From the beginning, Mac has always been the heart of the reformed Section 20. He’s the leader, the most even-keeled, the one who was supposed to go and be an officer when all this was over. When both of his teammates could be loose cannons, he was almost always on the straight and narrow. And we watched Warren Brown do something really cool with that: he explained the toll it takes, and the reward you get, for being that guy.
That particular path on a TV show has a tendency to be cut and dried, and very boring. There’s always someone who has to be the “straight man” to everyone else’s jokes or their quirks or in this case, their reckless risks in order to save the world. Somebody has to hold the ship together. And with Mac this season, audiences got to see that it really sucks sometimes, but it also means a lot, too.
We watched him make difficult decisions that weighed on him, whether it was stopping his boss from shooting a civilian or having to let a terrorist go, and when you added that into the information from the flashback scenes in “Episode 6,” fans could really see how McAllister’s many years of service (much of it thankless) had worn him down. Brown was incredible at playing the mental and emotional wear and tear that Mac had suffered, while still maintaining the character’s brave face. We could see the pain and confusion, and hear it in his tone, but he continued to…well, soldier on.

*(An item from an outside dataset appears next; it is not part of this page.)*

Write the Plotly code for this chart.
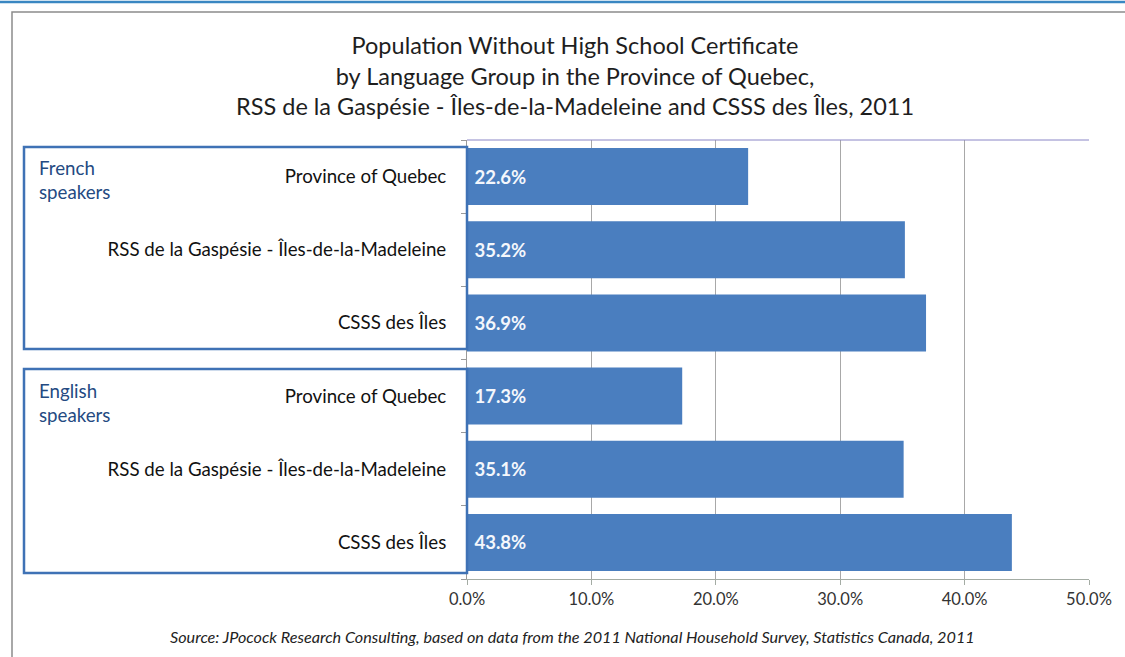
import plotly.graph_objects as go

# ---------------- data ----------------
group_names = ["French<br>speakers", "English<br>speakers"]
regions = ["Province of Quebec", "RSS de la Gaspésie - Îles-de-la-Madeleine", "CSSS des Îles"]
french_values = [22.6, 35.2, 36.9]
english_values = [17.3, 35.1, 43.8]
x_tick_values = [0, 10, 20, 30, 40, 50]
x_tick_labels = ["0.0%", "10.0%", "20.0%", "30.0%", "40.0%", "50.0%"]
title_text = ("Population Without High School Certificate<br>"
              "by Language Group in the Province of Quebec,<br>"
              "RSS de la Gaspésie - Îles-de-la-Madeleine and CSSS des Îles, 2011")
source_text = ("Source: JPocock Research Consulting, based on data from the 2011 "
               "National Household Survey, Statistics Canada, 2011")

labels = regions + regions
values = french_values + english_values
ypos = list(range(len(values)))

# ---------------- layout helpers (pixel -> paper) ----------------
W, H = 1125, 657
L, R, T, B = 467, 1089, 140, 579


def px(x):
    return (x - L) / (R - L)


def py(y):
    return (B - y) / (B - T)


FONT = "Lato"
BAR = "#4a7ebf"
BOX = "#3f72b5"

fig = go.Figure(
    go.Bar(
        x=values,
        y=ypos,
        orientation="h",
        marker=dict(color=BAR, line=dict(width=0)),
        width=0.78,
        text=[" " + f"{v:.1f}%" for v in values],
        textposition="inside",
        insidetextanchor="start",
        textfont=dict(color="#f4f7fc", size=18.5, family=FONT, weight="bold"),
        hoverinfo="skip",
    )
)

fig.update_layout(
    width=W,
    height=H,
    margin=dict(l=L, r=W - R, t=T, b=H - B),
    paper_bgcolor="white",
    plot_bgcolor="white",
    showlegend=False,
    font=dict(family=FONT, color="#222222"),
)

fig.update_xaxes(
    range=[0, 50],
    tickmode="array",
    tickvals=x_tick_values,
    ticktext=x_tick_labels,
    showgrid=True,
    gridcolor="#a8a8a8",
    gridwidth=1,
    showline=True,
    linecolor="#a4aca4",
    linewidth=1,
    ticks="outside",
    ticklen=5,
    tickcolor="#a4aca4",
    tickfont=dict(size=16.5, color="#333333", family=FONT),
    zeroline=False,
    fixedrange=True,
)

fig.update_yaxes(
    range=[5.5, -0.5],
    tickmode="array",
    tickvals=ypos,
    ticktext=labels,
    ticks="",
    ticklabelstandoff=16,
    showgrid=False,
    zeroline=False,
    showline=True,
    linecolor="#9a9a9a",
    linewidth=1,
    tickfont=dict(size=18.7, color="#111111", family=FONT),
    minor=dict(
        tickmode="array",
        tickvals=[i - 0.5 for i in range(len(values) + 1)],
        ticks="outside",
        ticklen=5,
        tickcolor="#9a9a9a",
        showgrid=False,
    ),
    fixedrange=True,
)

shapes = [
    # top blue rule
    dict(type="line", xref="paper", yref="paper", x0=px(-5), x1=px(W + 5), y0=py(2), y1=py(2),
         line=dict(color="#3a87c2", width=2.5), layer="above"),
    # outer chart frame
    dict(type="rect", xref="paper", yref="paper", x0=px(12), x1=px(W + 20), y0=py(12), y1=py(H + 20),
         line=dict(color="#8c8c8c", width=1.5), layer="below"),
    # plot area top border
    dict(type="line", xref="paper", yref="paper", x0=0, x1=1, y0=1, y1=1,
         line=dict(color="#8a86c6", width=1), layer="above"),
    # group boxes
    dict(type="rect", xref="paper", yref="paper", x0=px(24), x1=px(467), y0=py(147), y1=py(349),
         line=dict(color=BOX, width=2.5), layer="above"),
    dict(type="rect", xref="paper", yref="paper", x0=px(24), x1=px(467), y0=py(369), y1=py(573),
         line=dict(color=BOX, width=2.5), layer="above"),
]

annotations = [
    dict(text=title_text, xref="paper", yref="paper", x=px(575), y=py(75), xanchor="center",
         yanchor="middle", showarrow=False, align="center",
         font=dict(size=23.5, color="#1e1e1e", family=FONT)),
    dict(text=group_names[0], xref="paper", yref="paper", x=px(37), y=py(155), xanchor="left",
         yanchor="top", showarrow=False, align="left",
         font=dict(size=18.7, color="#244a82", family=FONT)),
    dict(text=group_names[1], xref="paper", yref="paper", x=px(37), y=py(378), xanchor="left",
         yanchor="top", showarrow=False, align="left",
         font=dict(size=18.7, color="#244a82", family=FONT)),
    dict(text="<i>" + source_text + "</i>", xref="paper", yref="paper", x=px(572), y=py(636),
         xanchor="center", yanchor="middle", showarrow=False,
         font=dict(size=16.2, color="#222222", family=FONT)),
]

fig.update_layout(shapes=shapes, annotations=annotations)

fig.write_html("out.html", config={"displayModeBar": False},
               post_script="document.body.style.margin='0';")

As he always did.
At the same time, we saw his love for his colleagues and his country, too. It was clear the bond he’d formed with Wyatt and Novin, which is a long way from how he first met both of them two-plus seasons ago. The admiration they had for him was obvious, and the genuine chemistry between the three actors was key in making this plotline work. That group still felt like a family even separate from Section 20. They supported one another until the end (and it will be very compelling to see how Mac’s death affects the rest of the team going forward, now that they’ve lost their anchor).
In this episode, Warren Brown showed every single side of Thomas McAllister, including some that we had never seen before. And that was what made “Episode 6” so poignant. We saw someone who was happy and healthy and completely free, only to realize that he never actually got to be that person. Even though Mac had more than earned it. That’s the point of the whole episode: no matter how much you accomplish, how much good you do, is it really enough just to be a soldier? Or do you deserve, do you need, can you ever have something more?
At least, if nothing else, we can content ourselves with thinking of that happy afterlife he’s living. But it feels like there’s a void in the show where Mac’s conscience, his calm and his confidence used to be. This team will be flawed without him, as it should be. He was a good soldier to the very end, even when being a good soldier meant breaking the rules with Section 20, and when it meant going out on his own. He knew something was missing in his life, as we saw throughout Strike Back season 7, but he never got the chance to fix it. Dying is, in a weird way, fitting for him since his entire life was about being a soldier.
And there will definitely be a void in the absence of Warren Brown. He’s been brilliant in so many other shows, but he threw himself into Strike Back so completely, and especially in this swan song the audience could feel the love he had for his character and his colleagues. He’s been everything that a team leader should be off-camera, too. Whatever happens for him next, he’s just given us one of the TV performances of the year.
Strike Back airs Fridays at 10:00 p.m. ET/PT on Cinemax.